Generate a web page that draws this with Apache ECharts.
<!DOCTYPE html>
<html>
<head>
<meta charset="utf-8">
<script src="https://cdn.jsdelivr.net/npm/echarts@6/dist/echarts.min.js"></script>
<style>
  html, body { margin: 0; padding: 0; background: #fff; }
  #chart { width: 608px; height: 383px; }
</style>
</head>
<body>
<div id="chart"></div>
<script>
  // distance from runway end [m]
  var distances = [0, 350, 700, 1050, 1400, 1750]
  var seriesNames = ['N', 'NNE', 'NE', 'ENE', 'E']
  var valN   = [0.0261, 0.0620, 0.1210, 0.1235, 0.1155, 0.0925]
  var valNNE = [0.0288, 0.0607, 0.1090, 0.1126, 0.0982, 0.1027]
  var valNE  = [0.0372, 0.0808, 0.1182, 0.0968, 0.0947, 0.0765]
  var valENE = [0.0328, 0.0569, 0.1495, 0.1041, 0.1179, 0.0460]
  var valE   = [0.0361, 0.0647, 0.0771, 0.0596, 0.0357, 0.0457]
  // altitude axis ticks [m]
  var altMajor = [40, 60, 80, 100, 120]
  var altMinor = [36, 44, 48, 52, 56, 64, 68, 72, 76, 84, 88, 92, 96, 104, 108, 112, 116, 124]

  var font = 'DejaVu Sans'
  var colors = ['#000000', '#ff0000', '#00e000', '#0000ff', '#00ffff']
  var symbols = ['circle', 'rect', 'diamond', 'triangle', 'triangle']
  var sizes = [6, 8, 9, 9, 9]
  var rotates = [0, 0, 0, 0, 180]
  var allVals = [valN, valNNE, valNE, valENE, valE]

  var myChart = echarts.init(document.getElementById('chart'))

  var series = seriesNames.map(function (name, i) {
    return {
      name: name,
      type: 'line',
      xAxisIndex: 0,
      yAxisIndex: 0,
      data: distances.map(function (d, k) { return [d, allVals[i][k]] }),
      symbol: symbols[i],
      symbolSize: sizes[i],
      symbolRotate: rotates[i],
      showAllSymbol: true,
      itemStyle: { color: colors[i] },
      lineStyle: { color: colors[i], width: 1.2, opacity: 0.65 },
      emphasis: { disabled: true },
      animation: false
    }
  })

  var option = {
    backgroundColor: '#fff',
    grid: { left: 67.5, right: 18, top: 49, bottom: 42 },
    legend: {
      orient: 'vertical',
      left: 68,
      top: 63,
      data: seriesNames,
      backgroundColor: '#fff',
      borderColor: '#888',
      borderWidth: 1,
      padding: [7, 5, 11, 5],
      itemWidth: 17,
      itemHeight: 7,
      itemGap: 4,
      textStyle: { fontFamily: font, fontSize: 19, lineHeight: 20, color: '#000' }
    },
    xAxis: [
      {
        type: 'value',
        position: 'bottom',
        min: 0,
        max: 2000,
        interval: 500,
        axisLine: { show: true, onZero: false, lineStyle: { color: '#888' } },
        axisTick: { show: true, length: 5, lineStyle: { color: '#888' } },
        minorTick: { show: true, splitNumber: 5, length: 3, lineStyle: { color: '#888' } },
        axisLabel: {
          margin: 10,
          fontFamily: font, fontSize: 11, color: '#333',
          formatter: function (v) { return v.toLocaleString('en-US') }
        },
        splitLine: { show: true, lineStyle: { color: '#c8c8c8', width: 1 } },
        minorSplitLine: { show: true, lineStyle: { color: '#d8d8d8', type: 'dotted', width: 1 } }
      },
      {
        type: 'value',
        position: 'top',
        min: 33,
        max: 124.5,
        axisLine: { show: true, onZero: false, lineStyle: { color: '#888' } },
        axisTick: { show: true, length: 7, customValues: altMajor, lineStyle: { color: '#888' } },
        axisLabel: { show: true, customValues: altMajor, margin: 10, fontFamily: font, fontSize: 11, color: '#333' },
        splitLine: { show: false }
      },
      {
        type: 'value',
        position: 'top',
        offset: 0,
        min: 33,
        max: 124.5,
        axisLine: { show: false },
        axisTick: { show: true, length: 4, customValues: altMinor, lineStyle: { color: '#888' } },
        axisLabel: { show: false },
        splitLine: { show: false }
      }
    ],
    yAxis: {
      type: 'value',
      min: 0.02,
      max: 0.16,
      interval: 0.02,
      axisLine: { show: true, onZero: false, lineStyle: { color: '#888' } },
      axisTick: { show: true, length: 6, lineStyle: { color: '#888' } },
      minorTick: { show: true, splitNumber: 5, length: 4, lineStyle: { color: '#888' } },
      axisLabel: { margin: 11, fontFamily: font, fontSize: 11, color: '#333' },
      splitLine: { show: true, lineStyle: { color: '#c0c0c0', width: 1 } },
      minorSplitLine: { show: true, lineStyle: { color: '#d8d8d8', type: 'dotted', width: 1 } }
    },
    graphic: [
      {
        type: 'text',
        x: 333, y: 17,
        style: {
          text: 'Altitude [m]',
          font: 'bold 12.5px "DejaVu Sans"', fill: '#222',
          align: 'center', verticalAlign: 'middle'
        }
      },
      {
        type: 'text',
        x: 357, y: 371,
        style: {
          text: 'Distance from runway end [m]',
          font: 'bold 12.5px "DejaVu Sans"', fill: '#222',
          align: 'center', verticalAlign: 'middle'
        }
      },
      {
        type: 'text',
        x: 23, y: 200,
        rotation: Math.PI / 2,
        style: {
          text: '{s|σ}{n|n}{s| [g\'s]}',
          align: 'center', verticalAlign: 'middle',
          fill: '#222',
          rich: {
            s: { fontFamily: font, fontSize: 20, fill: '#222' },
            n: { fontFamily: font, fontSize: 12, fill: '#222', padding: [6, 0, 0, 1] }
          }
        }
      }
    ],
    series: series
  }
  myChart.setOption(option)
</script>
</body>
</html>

^^^^^^^^^^^^^^^^

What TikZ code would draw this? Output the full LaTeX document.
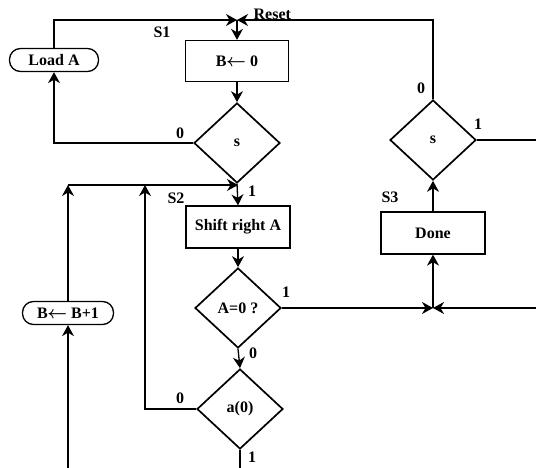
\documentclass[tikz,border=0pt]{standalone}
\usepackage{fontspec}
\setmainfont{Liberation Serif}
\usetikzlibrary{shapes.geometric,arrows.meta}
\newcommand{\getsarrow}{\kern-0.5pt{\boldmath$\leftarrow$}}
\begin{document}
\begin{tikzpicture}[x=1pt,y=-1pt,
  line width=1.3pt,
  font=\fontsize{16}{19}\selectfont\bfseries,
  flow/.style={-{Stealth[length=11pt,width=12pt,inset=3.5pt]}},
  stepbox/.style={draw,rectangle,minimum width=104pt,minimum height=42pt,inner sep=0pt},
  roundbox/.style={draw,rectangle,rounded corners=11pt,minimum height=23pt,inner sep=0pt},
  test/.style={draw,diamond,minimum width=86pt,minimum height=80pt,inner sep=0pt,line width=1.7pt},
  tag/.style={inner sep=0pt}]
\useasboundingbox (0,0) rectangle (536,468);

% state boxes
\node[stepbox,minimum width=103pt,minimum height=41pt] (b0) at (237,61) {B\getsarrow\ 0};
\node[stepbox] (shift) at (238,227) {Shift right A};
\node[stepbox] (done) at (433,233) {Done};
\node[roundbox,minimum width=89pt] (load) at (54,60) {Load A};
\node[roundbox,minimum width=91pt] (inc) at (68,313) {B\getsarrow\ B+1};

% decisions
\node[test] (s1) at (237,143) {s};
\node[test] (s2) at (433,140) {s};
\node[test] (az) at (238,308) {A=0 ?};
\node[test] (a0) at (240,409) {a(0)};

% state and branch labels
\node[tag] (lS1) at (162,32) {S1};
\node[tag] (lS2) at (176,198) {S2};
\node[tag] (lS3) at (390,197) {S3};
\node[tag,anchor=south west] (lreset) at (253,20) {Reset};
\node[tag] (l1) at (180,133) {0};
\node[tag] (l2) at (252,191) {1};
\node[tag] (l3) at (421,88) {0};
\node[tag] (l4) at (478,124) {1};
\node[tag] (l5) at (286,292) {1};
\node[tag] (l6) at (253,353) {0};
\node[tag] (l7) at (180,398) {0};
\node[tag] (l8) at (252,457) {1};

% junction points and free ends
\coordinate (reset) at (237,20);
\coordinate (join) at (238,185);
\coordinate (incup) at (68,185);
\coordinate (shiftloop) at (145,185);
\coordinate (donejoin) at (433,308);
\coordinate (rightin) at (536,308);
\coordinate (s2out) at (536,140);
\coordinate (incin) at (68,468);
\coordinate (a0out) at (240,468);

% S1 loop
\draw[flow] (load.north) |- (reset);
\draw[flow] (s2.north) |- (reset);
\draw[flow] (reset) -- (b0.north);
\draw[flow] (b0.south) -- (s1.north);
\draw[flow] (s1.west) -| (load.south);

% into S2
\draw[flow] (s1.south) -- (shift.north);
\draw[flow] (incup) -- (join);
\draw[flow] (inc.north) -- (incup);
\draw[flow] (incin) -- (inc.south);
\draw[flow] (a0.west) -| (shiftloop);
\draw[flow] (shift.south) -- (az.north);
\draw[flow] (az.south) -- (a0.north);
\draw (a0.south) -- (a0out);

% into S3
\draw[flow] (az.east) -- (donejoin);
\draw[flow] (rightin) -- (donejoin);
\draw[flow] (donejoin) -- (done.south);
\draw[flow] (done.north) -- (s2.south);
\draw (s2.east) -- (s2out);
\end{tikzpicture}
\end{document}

^^^^^^^^^^^^^^^^

__What to produce__.
In the listing above, locate the line with "Generate a web" and the line with "var myChart = echarts.init(document.getElementById('chart'))", then extract exactly those lines and every line between them, and nothing more.

__Solution to this task__.
Generate a web page that draws this with Apache ECharts.
<!DOCTYPE html>
<html>
<head>
<meta charset="utf-8">
<script src="https://cdn.jsdelivr.net/npm/echarts@6/dist/echarts.min.js"></script>
<style>
  html, body { margin: 0; padding: 0; background: #fff; }
  #chart { width: 608px; height: 383px; }
</style>
</head>
<body>
<div id="chart"></div>
<script>
  // distance from runway end [m]
  var distances = [0, 350, 700, 1050, 1400, 1750]
  var seriesNames = ['N', 'NNE', 'NE', 'ENE', 'E']
  var valN   = [0.0261, 0.0620, 0.1210, 0.1235, 0.1155, 0.0925]
  var valNNE = [0.0288, 0.0607, 0.1090, 0.1126, 0.0982, 0.1027]
  var valNE  = [0.0372, 0.0808, 0.1182, 0.0968, 0.0947, 0.0765]
  var valENE = [0.0328, 0.0569, 0.1495, 0.1041, 0.1179, 0.0460]
  var valE   = [0.0361, 0.0647, 0.0771, 0.0596, 0.0357, 0.0457]
  // altitude axis ticks [m]
  var altMajor = [40, 60, 80, 100, 120]
  var altMinor = [36, 44, 48, 52, 56, 64, 68, 72, 76, 84, 88, 92, 96, 104, 108, 112, 116, 124]

  var font = 'DejaVu Sans'
  var colors = ['#000000', '#ff0000', '#00e000', '#0000ff', '#00ffff']
  var symbols = ['circle', 'rect', 'diamond', 'triangle', 'triangle']
  var sizes = [6, 8, 9, 9, 9]
  var rotates = [0, 0, 0, 0, 180]
  var allVals = [valN, valNNE, valNE, valENE, valE]

  var myChart = echarts.init(document.getElementById('chart'))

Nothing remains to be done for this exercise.